Publisher Description:

The British troops who fought so successfully under the Duke of Wellington during his Peninsular Campaign against Napoleon have long been branded by the duke's own words--"scum of the earth"--and assumed to have been society's ne'er-do-wells or criminals who enlisted to escape justice. Now Edward J. Coss shows to the contrary that most of these redcoats were respectable laborers and tradesmen and that it was mainly their working-class status that prompted the duke's derision. Driven into the army by unemployment in the wake of Britain's industrial revolution, they confronted wartime hardship with ethical values and became formidable soldiers in the bargain

These men depended on the king's shilling for survival, yet pay was erratic and provisions were scant.
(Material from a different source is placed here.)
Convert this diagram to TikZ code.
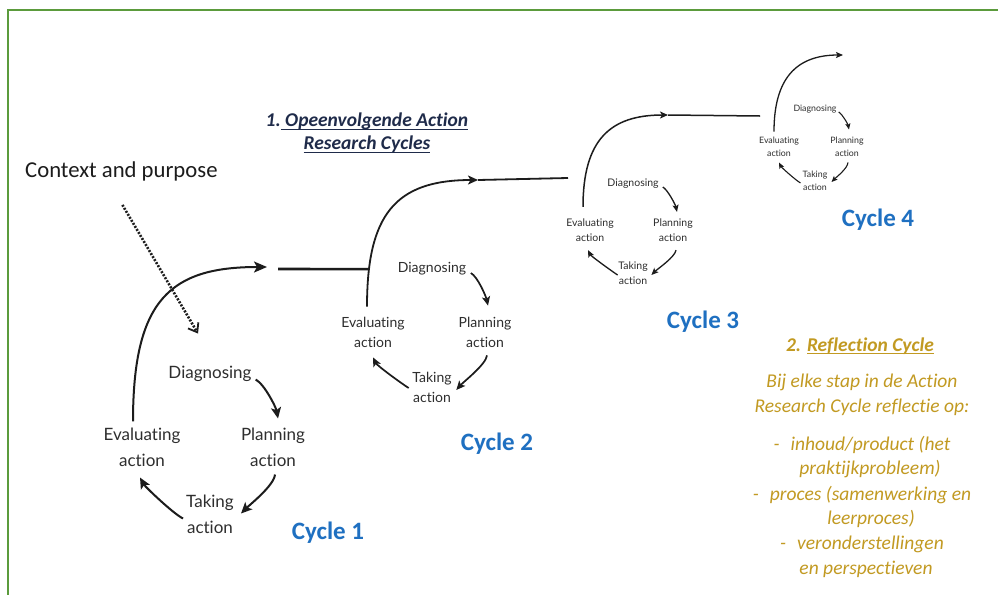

Fed worse even than sixteenth-century Spanish galley slaves, they often marched for days without adequate food; and if during the campaign they did steal from Portuguese and Spanish civilians, the theft was attributable not to any criminal leanings but to hunger and the paltry rations provided by the army.

Coss draws on a comprehensive database on British soldiers as well as first-person accounts of Peninsular War participants to offer a better understanding of their backgrounds and daily lives. He describes how these neglected and abused soldiers came to rely increasingly on the emotional and physical support of comrades and developed their own moral and behavioral code. Their cohesiveness, Coss argues, was a major factor in their legendary triumphs over Napoleon's battle-hardened troops.

The first work to closely examine the social composition of Wellington's rank and file through the lens of military psychology, All for the King's Shilling transcends the Napoleonic battlefield to help explain the motivation and behavior of all soldiers under the stress of combat.